Mr McAuley's third successive fixed term agreement expired on 31 August 2003 shortly after CHH's offer to, and acceptance by, him of another (fourth) new fixed term agreement on 29 August 2003. This provided for its expiry by reference to an event, not a date, and said that it was a “fixed term agreement commencing on 5 September 2003 and terminating on the event of the completion of the restructure”.


On 20 August 2003 there had been a meeting between CHH management and the Union which did not get to deal with the mill's emergency (including fire) services in respect of which the company described itself then as being “back at the drawing board”. CHH wished to address all emergency services' functions at the mill including the Occupational Health Centre as well as the fire service. Its stated objective was to “design and implement an integrated, modern, effective and cost efficient emergency service” for the purpose of removing “unnecessary cost”.

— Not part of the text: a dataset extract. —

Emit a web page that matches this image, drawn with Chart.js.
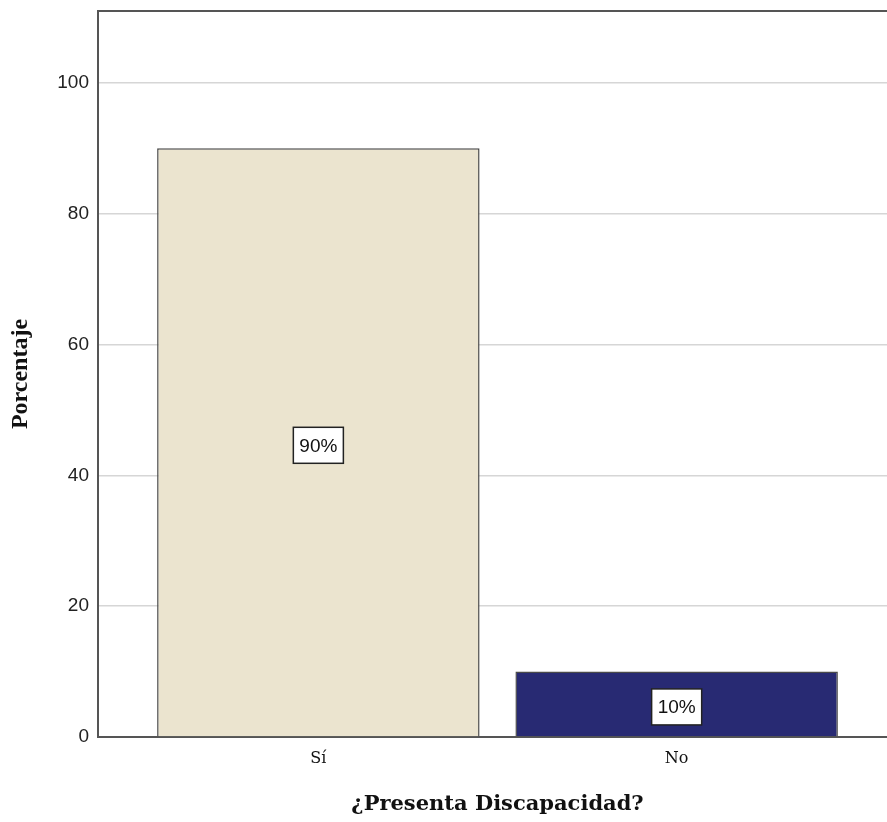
<!DOCTYPE html>
<html>
<head>
<meta charset="utf-8">
<script src="https://cdn.jsdelivr.net/npm/chart.js@4.4.1/dist/chart.umd.min.js"></script>
<style>
  html, body { margin: 0; padding: 0; background: #fff; overflow: hidden; }
  #wrap { width: 900px; height: 822px; position: relative; }
</style>
</head>
<body>
<div id="wrap"><canvas id="myChart"></canvas></div>
<script>
const categories = ['Sí', 'No'];
const percentages = [90, 10];
const barColors = ['#ebe4cf', '#282a73'];

const frameColor = '#555555';

// top edge of the plot frame
const framePlugin = {
  id: 'framePlugin',
  afterDraw(chart) {
    const { ctx, chartArea: { left, right, top } } = chart;
    ctx.save();
    ctx.beginPath();
    ctx.moveTo(left - 1, top);
    ctx.lineTo(right, top);
    ctx.strokeStyle = frameColor;
    ctx.lineWidth = 2;
    ctx.stroke();
    ctx.restore();
  }
};

// boxed percentage labels in the middle of each bar
const boxLabels = {
  id: 'boxLabels',
  afterDatasetsDraw(chart) {
    const { ctx } = chart;
    const meta = chart.getDatasetMeta(0);
    ctx.save();
    ctx.font = '19px "Liberation Sans", Arial, sans-serif';
    ctx.textAlign = 'center';
    ctx.textBaseline = 'middle';
    meta.data.forEach((bar, i) => {
      const txt = percentages[i] + '%';
      const cx = bar.x;
      const cy = (bar.y + bar.base) / 2 + 3;
      const w = ctx.measureText(txt).width + 12;
      const h = 36;
      ctx.fillStyle = '#ffffff';
      ctx.fillRect(cx - w / 2, cy - h / 2, w, h);
      ctx.strokeStyle = '#222222';
      ctx.lineWidth = 1.5;
      ctx.strokeRect(cx - w / 2, cy - h / 2, w, h);
      ctx.fillStyle = '#111111';
      ctx.fillText(txt, cx, cy + 1);
    });
    ctx.restore();
  }
};

const ctx = document.getElementById('myChart').getContext('2d');
new Chart(ctx, {
  type: 'bar',
  data: {
    datasets: [{
      data: percentages.map((v, i) => ({ x: i, y: v })),
      backgroundColor: barColors,
      borderColor: '#4a4a4a',
      borderWidth: 1.5,
      categoryPercentage: 1,
      barPercentage: 0.9
    }]
  },
  options: {
    responsive: true,
    maintainAspectRatio: false,
    animation: false,
    layout: { padding: { top: 11, right: 3 } },
    plugins: {
      legend: { display: false },
      tooltip: { enabled: false }
    },
    scales: {
      x: {
        type: 'linear',
        offset: false,
        min: -0.615,
        max: 1.615,
        afterBuildTicks: (scale) => {
          scale.ticks = categories.map((c, i) => ({ value: i }));
        },
        afterFit: (scale) => { scale.height = 85; },
        ticks: {
          callback: (v) => categories[v],
          padding: 12,
          color: '#111',
          font: { family: '"DejaVu Serif", serif', size: 16 },
          maxRotation: 0
        },
        grid: { display: false, drawTicks: false },
        border: { color: frameColor, width: 2 },
        title: {
          display: true,
          text: '¿Presenta Discapacidad?',
          color: '#111',
          font: { family: '"DejaVu Serif", serif', size: 21, weight: 'bold' },
          padding: { top: 0, bottom: 5 }
        }
      },
      y: {
        min: 0,
        max: 111,
        afterBuildTicks: (scale) => {
          scale.ticks = [0, 20, 40, 60, 80, 100].map(v => ({ value: v }));
        },
        afterFit: (scale) => {
          scale.width = 98;
          scale.paddingTop = 0;
          scale.paddingBottom = 0;
        },
        ticks: {
          padding: 9,
          color: '#222',
          font: { family: '"Liberation Sans", Arial, sans-serif', size: 19 }
        },
        grid: { color: '#d6d6d6', lineWidth: 1.5, drawTicks: false },
        border: { color: frameColor, width: 2 },
        title: {
          display: true,
          text: 'Porcentaje',
          color: '#111',
          font: { family: '"Liberation Serif", serif', size: 24, weight: 'bold' },
          padding: { top: 6, bottom: 0 }
        }
      }
    }
  },
  plugins: [framePlugin, boxLabels]
});
</script>
</body>
</html>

Although progress overall, and from this point in particular, progress on fire service restructuring was slow, this resulted from a combination of other workplace issues having higher priority and effective delaying tactics by the Union which must have come increasingly to accept the inevitability of change. Ultimately, progress of its intended restructuring lay with CHH and there is no suggestion that it took issue with the firefighters' responses to its proposals.


The next event was on 6 April 2004 when the company's representatives sent the Union what it described as its “principles” for a new integrated service model for emergency services. There was further delay arising out of the same or similar circumstances as I have just outlined. It was then not until 11 January 2005 that the Union was advised by the company that it proposed a further form of restructuring that could be put to the employees. Negotiations about this were unsuccessful and in 2006 the company met with the Union advising that it was considering “outsourcing” and that negotiations would cease and be replaced by consultation on the outsourcing proposal.


In February 2007 a letter was sent to staff about the commencement of consultation and there was then a new restructuring proposal which was eventually implemented. The Union notified CHH of Mr McAuley's personal grievance (unjustified disadvantage in employment) on 4 April 2007 and affected staff, including Mr McAuley, were given notice of their dismissals on 14 December 2007.